Is having a single application level login to the database a bad practice? I had planned to implement a role based security model where the "access" users were given was dependent upon their application role. However, the application logic determined whether certain queries/updates were allowed to proceed.
Does anyone know of some resources (articles/books) that go over how to design an application where database access is controlled from within SQL Server and not through the application?
It is bad practice but as you have seen - that is how most applications "evolve" starting out as wide open to a few users and getting tightened down as more people (IT/DBAs) get involved.
Your DBA should be able to help out - almost all general SQL Server books have a chapter or two on users and roles and security. They will also be able to explain the nuances of the different security options and what works best in your environment.
Alot of the setup will depend on the environment and the application. For example - if all your users are on Windows (based) connections you will want to use Windows Authentication instead of SQL Authentication. If you have many various roles you will want to use SQL Server Roles. You may want to incorporate AD groups as well as roles (or instead of). Your DBA can help you make those decisions, or even make them for you, as you explain more about your application to them.
The people on SO can certainly provide our opinions as well if you post more information about the environment and application and usage.
In my opinion
Yes it is bad practice, as a user could use the credentials to access the database in another way, circumventing your applications access control and perform actions that they shouldn't be able to. If you are on a windows domain you can create a group in AD for each of the roles and assign users to the group, then apply permissions based on that group so you don't have to add new users to SQL.
If you go down the active directory route you can use an LDAP query to see what groups the user belongs to, and you can decide whether they should have access.

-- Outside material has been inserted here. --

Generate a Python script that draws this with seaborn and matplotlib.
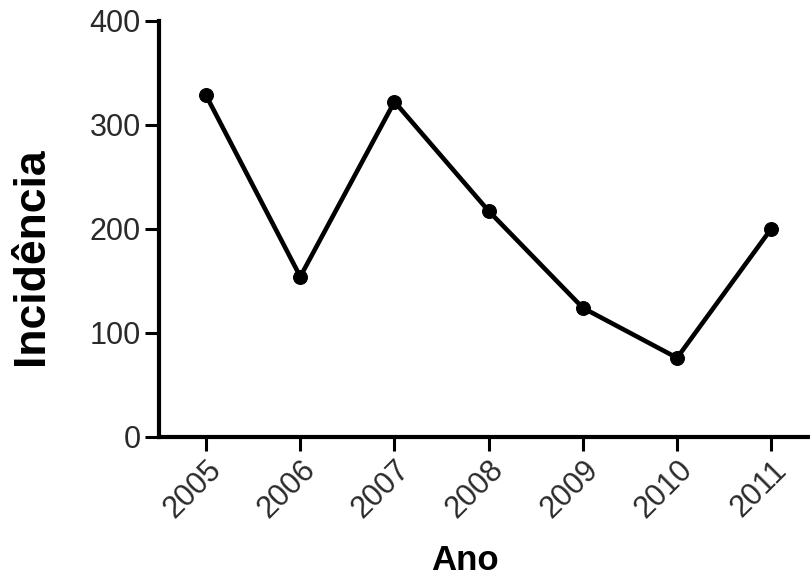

It'll be interesting to read the other responses on this.
You don't say what the size of your database is or the business environment, so the answer is - it depends, but the presumption would be that your DBA is correct.
In a corporate environment the primary concern is usually the data, not the application used to access it. Indeed the data will often have a longer life than the application and changing business considerations may dictate that the data is used, and potentially modified by, different sources and not just 'your' application. In this situation it makes sense to build in security at the database level because you are ensuring the integrity of the database no matter how it is accessed, now or in the future, legitimately or illegitimately.
For 'departmental' level applications, that is where access is limited to half a dozen or so users, the data is not business-critical, and there will never be a need to use the data outside the original application then application-level security tends to be more convenient and the risks are often acceptable. I have clients who sell bespoke vertical application software to small businesses using this approach and as there's no internal IT it's difficult to imagine how else one could conveniently do it without incurring high support overheads.
However one of the defining traits of a corporate as opposed to a departmental level situation is that in the former there will be a dedicated DBA and in the latter there probably won't even be dedicated IT support, so you almost certainly must view the database as a corporate asset, and hence you should follow your DBA's advice. It's more work defining the database objects and security, but the final result is you can be confident about the integrity of your database and you'll safe yourself work when the inevitable upgrade/extension comes around.